Performance of DSB - a new glass and glass ceramic as scintillation material for future calorimetry

• Published in: Journal of physics. Conference series Vol. 1162; no. 1; pp. 12023 - 12030
• Main Authors: Novotny, R W, Brinkmann, K - T, Dormenev, V, Drexler, P, Korjik, M, Kozlov, D, Zaunick, H - G
• Format: Journal Article
• Language: English
• Published: Bristol IOP Publishing 01.01.2019
• Subjects: Barium oxides; Damage tolerance; Gadolinium; Gadolinium oxide; Gadolinium oxides; Glass ceramics; Hadrons; Ionizing radiation; Mass production; Radiation; Radiation damage; Radiation detectors; Scintillation
• ISSN: 1742-6588; 1742-6596
• DOI: 10.1088/1742-6596/1162/1/012023

The application of crystalline materials in ionizing radiation detectors has played a crucial role in the discovery of the properties of matter. However, the experiences gathered at high intensity machines such as the LHC have indicated their limitations and underlined the requirements for materials being more tolerable to radiation damage in particular caused by energetic hadrons.

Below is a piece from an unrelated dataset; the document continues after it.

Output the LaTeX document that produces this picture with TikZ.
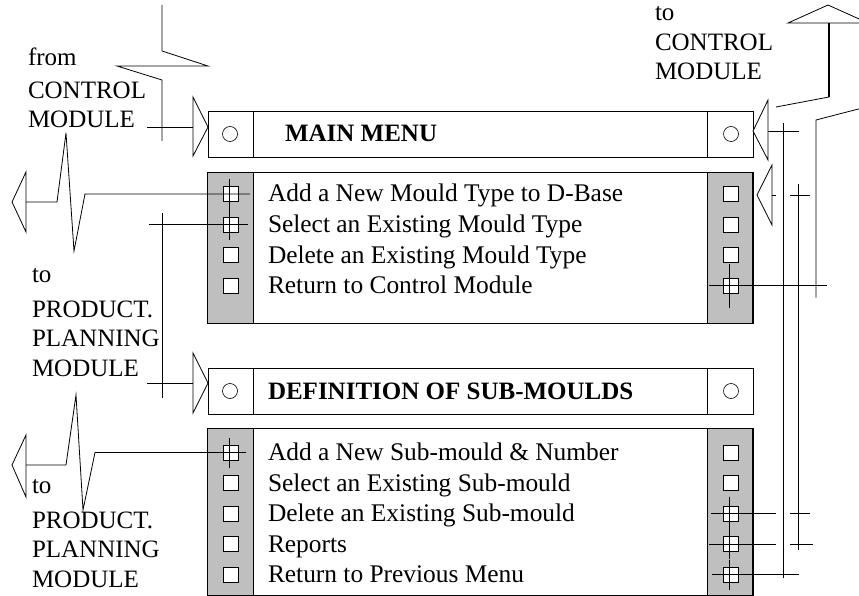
\documentclass[tikz,border=0pt]{standalone}
\usepackage{fontspec}
\setmainfont{Liberation Serif}
\usetikzlibrary{positioning}

\begin{document}
\begin{tikzpicture}[x=1pt,y=-1pt,
            every node/.style={inner sep=0pt, outer sep=0pt},
            menubox/.style={draw, fill=white, minimum width=545pt, line width=0.8pt},
            greycol/.style={draw, fill=black!25, minimum width=45.5pt, line width=0.8pt},
            chkbox/.style={draw, fill=white, minimum size=15pt, line width=0.9pt},
            radio/.style={draw, circle, minimum size=15pt, line width=0.6pt},
            itemtext/.style={anchor=base west, font=\fontsize{25.4}{30}\selectfont},
            headtext/.style={anchor=base west, font=\fontsize{25}{30}\selectfont\bfseries},
            sidetext/.style={align=left, anchor=base west, font=\fontsize{25}{29.5}\selectfont},
            tri/.style={draw, fill=white, line width=0.8pt},
            wire/.style={line width=0.8pt}
        ]
        \useasboundingbox (0,0) rectangle (859,596);
        \clip (0,0) rectangle (859,596);

        % main menu
        \node[menubox, minimum height=46pt] (mainhead) at (480.5,134) {};
        \draw (253,111) -- (253,157) (707,111) -- (707,157);
        \node[radio] (mainL) at (230,134) {};
        \node[radio] (mainR) at (731,134) {};
        \node[headtext] (mainT) at (285,142) {MAIN MENU};

        \node[menubox, minimum height=151pt] (mainpanel) at (480.5,247.5) {};
        \node[greycol, minimum height=151pt] at (230.5,247.5) {};
        \node[greycol, minimum height=151pt] at (730,247.5) {};
        \foreach \t [count=\i] in {Add a New Mould Type to D-Base, Select an Existing Mould Type,
                                   Delete an Existing Mould Type, Return to Control Module} {
            \node[chkbox] (mL\i) at (231,163.5+30.5*\i) {};
            \node[chkbox] (mR\i) at (731,163.5+30.5*\i) {};
            \node[itemtext] (mT\i) at (268,171.5+30.5*\i) {\t};
        }

        % sub-moulds menu
        \node[menubox, minimum height=46pt] (subhead) at (480.5,391) {};
        \draw (253,368) -- (253,414) (707,368) -- (707,414);
        \node[radio] (subL) at (230,391) {};
        \node[radio] (subR) at (731,391) {};
        \node[headtext] (subT) at (268,399) {DEFINITION OF SUB-MOULDS};

        \node[menubox, minimum height=166.5pt] (subpanel) at (480.5,511.75) {};
        \node[greycol, minimum height=166.5pt] at (230.5,511.75) {};
        \node[greycol, minimum height=166.5pt] at (730,511.75) {};
        \foreach \t [count=\i] in {Add a New Sub-mould \& Number, Select an Existing Sub-mould,
                                   Delete an Existing Sub-mould, Reports, Return to Previous Menu} {
            \node[chkbox] (sL\i) at (231,422+30.5*\i) {};
            \node[chkbox] (sR\i) at (731,422+30.5*\i) {};
            \node[itemtext] (sT\i) at (268,430+30.5*\i) {\t};
        }

        % labels (base = last line)
        \node[sidetext] (lblFrom) at (28,128) {from\\[3pt]CONTROL\\MODULE};
        \node[sidetext] (lblTo) at (655,80) {to\\CONTROL\\MODULE};
        \node[sidetext] (lblPPa) at (32,376) {to\\[5pt]PRODUCT.\\PLANNING\\MODULE};
        \node[sidetext] (lblPPb) at (32,587) {to\\[5pt]PRODUCT.\\PLANNING\\MODULE};

        % arrow heads
        \draw[tri] (193,97) -- (208,127) -- (193,156) -- cycle;
        \coordinate (inMain) at (193,127);
        \draw[tri] (193,353) -- (208,383) -- (193,413) -- cycle;
        \coordinate (inSub) at (193,383);
        \draw[tri] (768,100) -- (753,131) -- (768,160) -- cycle;
        \coordinate (backMain) at (768,131);
        \draw[tri] (772,165) -- (757,195) -- (772,225) -- cycle;
        \coordinate (backPanel) at (772,195);
        \draw[tri] (26,172) -- (12,202) -- (26,232) -- cycle;
        \coordinate (outPPa) at (26,202);
        \draw[tri] (26,435) -- (12,465) -- (26,497) -- cycle;
        \coordinate (outPPb) at (26,465);
        \draw[tri] (788,23) -- (828,5) -- (868,23) -- cycle;
        \coordinate (outCtrl) at (829,23);

        % from control module
        \coordinate (cA) at (162,127);
        \draw[wire, shorten >=-14pt] (162,5) -- (162,51) -- (208,66) -- (117,66) -- (162,80) -- (cA);
        \draw[wire, shorten <=-15pt] (cA) -- (inMain);

        % to product planning
        \draw[wire] ([xshift=19pt]mL1.center) -- (85,194) -- (74,251) -- (66,133) -- (57,202) -- (outPPa);
        \draw[wire] ([xshift=15pt]sL1.center) -- (95,452.5) -- (83,510) -- (76,395) -- (66,465) -- (outPPb);

        % select mould type -> sub-moulds
        \coordinate (cB1) at (162,224.5);
        \coordinate (cB2) at (162,383);
        \draw[wire, shorten <=-17pt, shorten >=-13pt] (mL2.center) -- (cB1);
        \draw[wire, shorten <=-11pt, shorten >=-15pt] (cB1) -- (cB2);
        \draw[wire, shorten <=-15pt] (cB2) -- (inSub);

        % delete / reports -> back to panel
        \coordinate (cC1) at (798,513.5);
        \coordinate (cC2) at (798,544);
        \coordinate (cC3) at (798,195);
        \draw[wire, shorten <=-20pt, shorten >=-12pt] (sR3.center) -- (cC1);
        \draw[wire, shorten <=-22pt, shorten >=-15pt] (sR4.center) -- (cC2);
        \draw[wire, shorten <=-6pt, shorten >=-11pt] (cC2) -- (cC3);
        \draw[wire, shorten <=-12pt] (cC3) -- (backPanel);

        % previous menu -> main menu
        \coordinate (cD1) at (783,574.5);
        \coordinate (cD2) at (783,131);
        \draw[wire, preaction={draw=white, line width=14pt}, shorten <=-3.5pt, shorten >=-8pt] (cD1) -- (cD2);
        \draw[wire, shorten <=-19pt, shorten >=-16pt] (sR5.center) -- (cD1);
        \draw[wire, shorten <=-16pt] (cD2) -- (backMain);

        % return -> control module
        \coordinate (cE1) at (816,285.5);
        \draw[wire, shorten <=-22pt, shorten >=-11pt] (mR4.center) -- (cE1);
        \draw[wire, shorten <=-12pt] (cE1) -- (816,120) -- (870,106);
        \draw[wire] (776,107) -- (829,97);
        \draw[line width=1.8pt] (829,97) -- (outCtrl);

        % link marks
        \foreach \b/\l in {mL1/15, mL2/15, mR4/22, sL1/15, sR3/17, sR4/15, sR5/15}
            \draw[wire] ([xshift=-2pt]\b.center) ++(0,-\l) -- ++(0,2*\l);
\end{tikzpicture}
\end{document}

Systematic studies of the radiation hardness of inorganic optical and scintillation materials propose both oxide and fluoride crystals composed of atoms with atomic numbers below 60. In this study we report on a cheap glass (BaO*2SiO2) and DSB: Ce glass ceramics even capable for mass production. Admixing gadolinium oxide (Gd3+) even provides a two times larger light yield. Both types of the materials can be produced in a fibre and bulk geometry. This paper summarizes the overall performance and reports on a first test of a 3x3 matrix of large volume samples exposed to energy-marked photons up to 180 MeV.